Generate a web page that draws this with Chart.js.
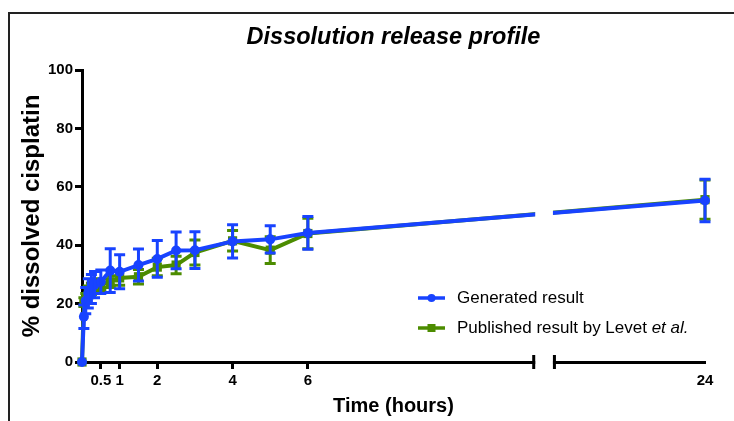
<!DOCTYPE html>
<html>
<head>
<meta charset="utf-8">
<script src="https://cdn.jsdelivr.net/npm/chart.js@4.4.0/dist/chart.umd.min.js"></script>
<style>
body{margin:0;background:#fff;}
#wrap{position:relative;width:734px;height:421px;overflow:hidden;}
#frame{position:absolute;left:8px;top:12px;width:800px;height:500px;border:2px solid #222;}
#chart{position:absolute;left:0;top:0;}
</style>
</head>
<body>
<div id="wrap"><div id="frame"></div><canvas id="chart" width="734" height="421"></canvas></div>
<script>
/* data (hours, % dissolved) */
var times = [0, 0.05, 0.1, 0.167, 0.25, 0.333, 0.5, 0.75, 1, 1.5, 2, 2.5, 3, 4, 5, 6, 24];
var generated    = [0, 15.5, 21, 23.5, 25, 26.5, 27.5, 31.3, 30.9, 33.2, 35.3, 38.2, 38.3, 41.3, 42.0, 44.2, 55.3];
var generatedErr = [0, 4, 4.5, 5, 5, 4.5, 4, 7.5, 5.8, 5.5, 6.3, 6.3, 6.3, 5.7, 4.7, 5.6, 7.3];
var published    = [0, 20.5, 22, 24, 25, 25.5, 26.5, 27.5, 28.8, 29.2, 32.5, 33.2, 37.5, 41.5, 38.3, 44.0, 55.6];
var publishedErr = [0, 1.5, 1.5, 2, 2, 2, 2, 2, 2.5, 2.5, 3, 3, 4.3, 3.5, 4.6, 5.2, 6.7];
var xTickHours = [0.5, 1, 2, 4, 6, 24];
var yTicks = [0, 20, 40, 60, 80, 100];

var BLUE = '#1843ff';
var GREEN = '#4c8c00';
var FONT = 'Arial, "Liberation Sans", Helvetica, sans-serif';

// broken x axis: 0-12 h, gap, then 20-24 h
var breakFrom = 12, breakTo = 20, breakGap = 0.55;
function toAxis(h){ return h <= breakFrom ? h : h - breakTo + breakFrom + breakGap; }
function fromAxis(v){ return v <= breakFrom ? v : v - breakFrom - breakGap + breakTo; }

function pts(vals){
  return times.map(function(t, i){ return {x: toAxis(t), y: vals[i]}; });
}

Chart.defaults.font.family = FONT;
Chart.defaults.color = '#000';

// -------- error bars, drawn right after each dataset --------
var errorBars = {
  id: 'errorBars',
  afterDatasetDraw: function(chart, args){
    var ds = chart.data.datasets[args.index];
    var errs = ds.errors;
    if (!errs) return;
    var ctx = chart.ctx, xs = chart.scales.x, ys = chart.scales.y;
    ctx.save();
    ctx.strokeStyle = ds.borderColor;
    ctx.lineWidth = 3;
    ds.data.forEach(function(p, i){
      var e = errs[i];
      if (!e) return;
      var x = xs.getPixelForValue(p.x);
      var yt = ys.getPixelForValue(p.y + e), yb = ys.getPixelForValue(p.y - e);
      ctx.beginPath();
      ctx.moveTo(x, yt); ctx.lineTo(x, yb);
      ctx.moveTo(x - 5.5, yt); ctx.lineTo(x + 5.5, yt);
      ctx.moveTo(x - 5.5, yb); ctx.lineTo(x + 5.5, yb);
      ctx.stroke();
    });
    ctx.restore();
  }
};

// -------- axis break --------
var axisBreak = {
  id: 'axisBreak',
  afterDatasetsDraw: function(chart){
    var ctx = chart.ctx, xs = chart.scales.x, ys = chart.scales.y;
    var x1 = xs.getPixelForValue(breakFrom), x2 = xs.getPixelForValue(breakFrom + breakGap);
    var b = chart.chartArea.bottom;
    ctx.save();
    ctx.fillStyle = '#fff';
    var yTop = ys.getPixelForValue(58), yBot = ys.getPixelForValue(44);
    ctx.fillRect(x1 + 1.5, yTop, x2 - x1 - 3, yBot - yTop);
    ctx.fillRect(x1 + 1.5, b - 4, x2 - x1 - 3, 8);
    ctx.strokeStyle = '#000';
    ctx.lineWidth = 3;
    ctx.beginPath();
    ctx.moveTo(x1, b - 7); ctx.lineTo(x1, b + 7);
    ctx.moveTo(x2, b - 7); ctx.lineTo(x2, b + 7);
    ctx.stroke();
    ctx.restore();
  }
};

// -------- legend (mixed italic text) --------
var customLegend = {
  id: 'customLegend',
  afterDraw: function(chart){
    var ctx = chart.ctx;
    var rows = [
      {color: BLUE, style: 'circle', text: 'Generated result', italic: ''},
      {color: GREEN, style: 'rect', text: 'Published result by Levet ', italic: 'et al.'}
    ];
    var lx = 418, ly = 298, step = 30;
    ctx.save();
    rows.forEach(function(r, i){
      var y = ly + i * step;
      ctx.strokeStyle = r.color; ctx.fillStyle = r.color; ctx.lineWidth = 3.5;
      ctx.beginPath(); ctx.moveTo(lx, y); ctx.lineTo(lx + 27, y); ctx.stroke();
      if (r.style === 'circle') {
        ctx.beginPath(); ctx.arc(lx + 13.5, y, 4, 0, Math.PI * 2); ctx.fill();
      } else {
        ctx.fillRect(lx + 9.5, y - 4, 8, 8);
      }
      ctx.fillStyle = '#000';
      ctx.textBaseline = 'middle';
      ctx.font = '17px ' + FONT;
      ctx.fillText(r.text, lx + 39, y);
      if (r.italic) {
        var w = ctx.measureText(r.text).width;
        ctx.font = 'italic 17px ' + FONT;
        ctx.fillText(r.italic, lx + 39 + w, y);
      }
    });
    ctx.restore();
  }
};

var ctx = document.getElementById('chart').getContext('2d');
var chart = new Chart(ctx, {
  type: 'line',
  data: {
    datasets: [{
      label: 'Generated result',
      data: pts(generated),
      errors: generatedErr,
      borderColor: BLUE,
      backgroundColor: BLUE,
      borderWidth: 4,
      pointStyle: 'circle',
      pointRadius: 5,
      pointBorderWidth: 0,
      tension: 0,
      clip: false
    }, {
      label: 'Published result by Levet et al.',
      data: pts(published),
      errors: publishedErr,
      borderColor: GREEN,
      backgroundColor: GREEN,
      borderWidth: 4,
      pointStyle: 'rect',
      pointRadius: 6.5,
      pointBorderWidth: 0,
      tension: 0,
      clip: false
    }]
  },
  options: {
    responsive: false,
    animation: false,
    devicePixelRatio: 1,
    layout: { padding: { left: 0, right: 29, top: 0, bottom: 0 } },
    plugins: {
      legend: { display: false },
      tooltip: { enabled: false },
      title: {
        display: true,
        fullSize: false,
        text: 'Dissolution release profile',
        color: '#000',
        font: { size: 23.5, weight: 'bold', style: 'italic' },
        padding: { top: 23, bottom: 18.8 }
      }
    },
    scales: {
      x: {
        type: 'linear',
        min: 0,
        max: toAxis(24),
        afterBuildTicks: function(scale){
          scale.ticks = xTickHours.map(function(h){ return {value: toAxis(h)}; });
        },
        afterFit: function(scale){ scale.height = 59; },
        border: { color: '#000', width: 3 },
        grid: {
          drawOnChartArea: false, drawTicks: true, tickLength: 7, tickWidth: 3,
          tickColor: function(c){ return c.tick && c.tick.value > breakFrom ? 'rgba(0,0,0,0)' : '#000'; }
        },
        ticks: {
          autoSkip: false, maxRotation: 0, padding: 3, color: '#000',
          font: { size: 15, weight: 'bold' },
          callback: function(v){ return String(Math.round(fromAxis(v) * 100) / 100); }
        },
        title: {
          display: true, text: 'Time (hours)', color: '#000',
          font: { size: 20, weight: 'bold' }, padding: { top: 0, bottom: 3 }
        }
      },
      y: {
        min: 0,
        max: 100,
        afterBuildTicks: function(scale){
          scale.ticks = yTicks.map(function(v){ return {value: v}; });
        },
        afterFit: function(scale){ scale.width = 82; },
        border: { color: '#000', width: 3 },
        grid: { drawOnChartArea: false, drawTicks: true, tickLength: 7, tickWidth: 3, tickColor: '#000' },
        ticks: { padding: 2, color: '#000', font: { size: 15, weight: 'bold' } },
        title: {
          display: true, text: '% dissolved cisplatin', color: '#000',
          font: { size: 24, weight: 'bold' }, padding: { top: 17.6, bottom: 0 }
        }
      }
    }
  },
  plugins: [errorBars, axisBreak, customLegend]
});
</script>
</body>
</html>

************

* THE EXERCISE:
Your task is to return the lines above, from the first one up to and including the line containing "Chart.defaults.color = '#000';", minus any pictures.

* PROBLEM SOLUTION:
Generate a web page that draws this with Chart.js.
<!DOCTYPE html>
<html>
<head>
<meta charset="utf-8">
<script src="https://cdn.jsdelivr.net/npm/chart.js@4.4.0/dist/chart.umd.min.js"></script>
<style>
body{margin:0;background:#fff;}
#wrap{position:relative;width:734px;height:421px;overflow:hidden;}
#frame{position:absolute;left:8px;top:12px;width:800px;height:500px;border:2px solid #222;}
#chart{position:absolute;left:0;top:0;}
</style>
</head>
<body>
<div id="wrap"><div id="frame"></div><canvas id="chart" width="734" height="421"></canvas></div>
<script>
/* data (hours, % dissolved) */
var times = [0, 0.05, 0.1, 0.167, 0.25, 0.333, 0.5, 0.75, 1, 1.5, 2, 2.5, 3, 4, 5, 6, 24];
var generated    = [0, 15.5, 21, 23.5, 25, 26.5, 27.5, 31.3, 30.9, 33.2, 35.3, 38.2, 38.3, 41.3, 42.0, 44.2, 55.3];
var generatedErr = [0, 4, 4.5, 5, 5, 4.5, 4, 7.5, 5.8, 5.5, 6.3, 6.3, 6.3, 5.7, 4.7, 5.6, 7.3];
var published    = [0, 20.5, 22, 24, 25, 25.5, 26.5, 27.5, 28.8, 29.2, 32.5, 33.2, 37.5, 41.5, 38.3, 44.0, 55.6];
var publishedErr = [0, 1.5, 1.5, 2, 2, 2, 2, 2, 2.5, 2.5, 3, 3, 4.3, 3.5, 4.6, 5.2, 6.7];
var xTickHours = [0.5, 1, 2, 4, 6, 24];
var yTicks = [0, 20, 40, 60, 80, 100];

var BLUE = '#1843ff';
var GREEN = '#4c8c00';
var FONT = 'Arial, "Liberation Sans", Helvetica, sans-serif';

// broken x axis: 0-12 h, gap, then 20-24 h
var breakFrom = 12, breakTo = 20, breakGap = 0.55;
function toAxis(h){ return h <= breakFrom ? h : h - breakTo + breakFrom + breakGap; }
function fromAxis(v){ return v <= breakFrom ? v : v - breakFrom - breakGap + breakTo; }

function pts(vals){
  return times.map(function(t, i){ return {x: toAxis(t), y: vals[i]}; });
}

Chart.defaults.font.family = FONT;
Chart.defaults.color = '#000';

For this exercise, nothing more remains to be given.